Collective local action in the shadow of bureaucracy
All around the world, we see local initiatives taken by farmers, citizens and companies who jointly experiment with novel crop combinations and production systems. They take initiatives to restore their landscapes, in a way that is ecologically sound, economically interesting and socially acceptable. They are often led by motivated local people who feel a responsibility for their landscape, with which they have a personal connection. At the local level, these initiatives are generally rather successful. In many cases, however, initiatives of this kind do not reach the scale at which they can truly make a difference. They seem to remain outside the formalities, in the shadow of the formal bureaucracy.
Can you explain what that shadow is? Cora: ‘Policies are often developed within a particular sector (such as agriculture, forestry, nature management) and they take little account of what is happening in other sectors. The result is that within one landscape, different sectoral policies contradict as many landscape initiatives are place-based, not necessarily sector based, they get easily bogged down in fragmented actions, supported by some regulations but counteracted by others. Normally, Spatial planning would help to align sectoral policies within a single space, but spatial planning is usually tied to the administrative boundaries of municipalities, provinces or countries, while landscape initiatives often transcend these regulations. The borders of many countries in ‘the South’ have been artificially drawn and have little to do with the landscape dynamics. In other words, there is a mismatch between the governance and the geography of a landscape. Rivers, forests and biodiversity know no borders.
Does that mean that a local approach never works?
Cora: ‘No, that’s not what it means. It’s true, though, that landscape initiatives are often hampered by fragmented policies and administrative boundaries, they remain informal and they don’t achieve the scale needed to be truly effective. But at the same time, local farmers, citizens and businesses frequently come up with smart, creative strategies to stretch, or even change, the regulations. They’re hugely adept at networking, forming all kinds of coalitions to secure a place at the negotiating table. Everywhere, I encountered people who created landscape wide networks, swapped information, learned from one another, and created visions on how their landscape could be successfully restored. But too often these outcomes were too informal to be noticed, and to have a lasting impact.’
So, what can be done? It helps, Cora says, if spatial regulations are made more flexible in all instances, allowing more scope for landscape initiatives that fit in landscapes, ecosystems and cultures. By giving more room to such initiatives, landscapes literally blossom. ‘Landscape actors are often so creative with their innovative and sustainable land use that they easily trespass the lines of formal and sectoral regulations.
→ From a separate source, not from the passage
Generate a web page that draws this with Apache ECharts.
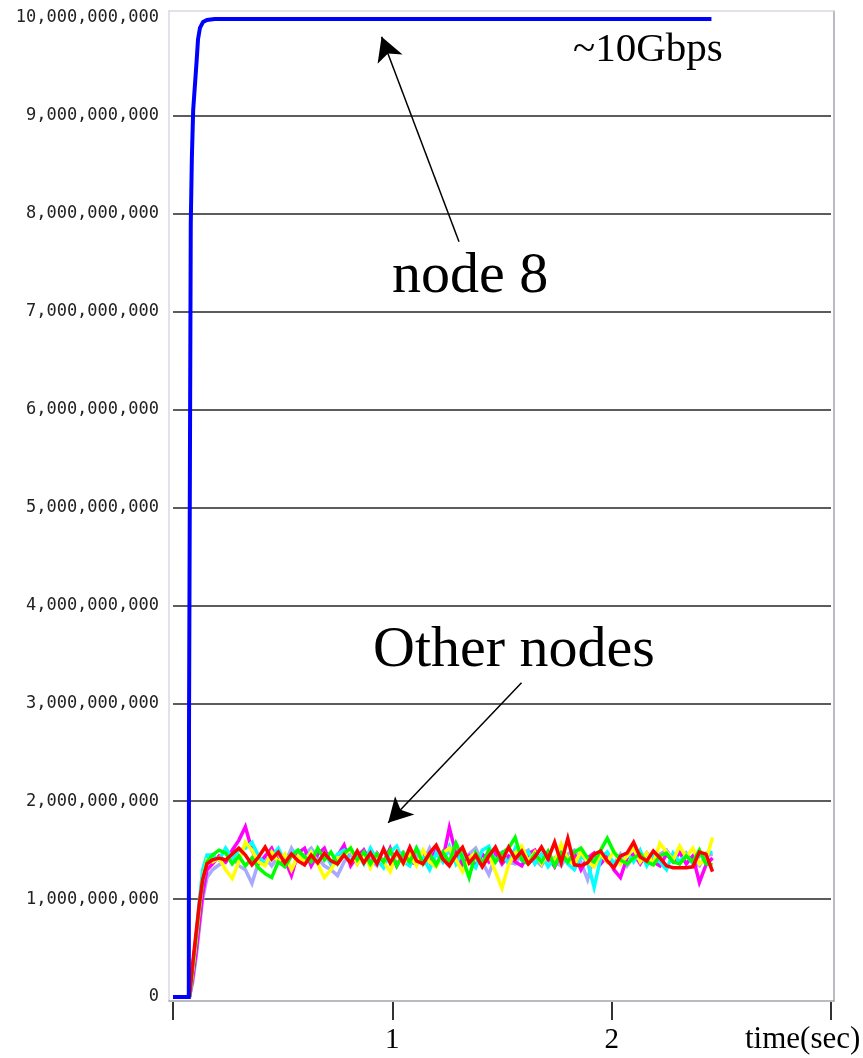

But that’s fine as it puts those regulations to the test and stretches and adapts them where necessary. This can then lead to the creation of new and more innovative regulations. And these are regulations that may not quite fit the formal policy process, but it’s legitimate because it is supported by the social acceptance of landscape actors, and better tailored to the landscape. I often see this in the tropics, but it’s just as true in Europe, and in the Netherlands, where colleagues who work there arrive at similar conclusions. But governments and policymakers must of course be open to this and be willing to engage in dialogue. And make this the cornerstone of national and international policies, such as currently being developed in the context of the UN Decade of Ecosystem Restoration, which was launched on June 5th.’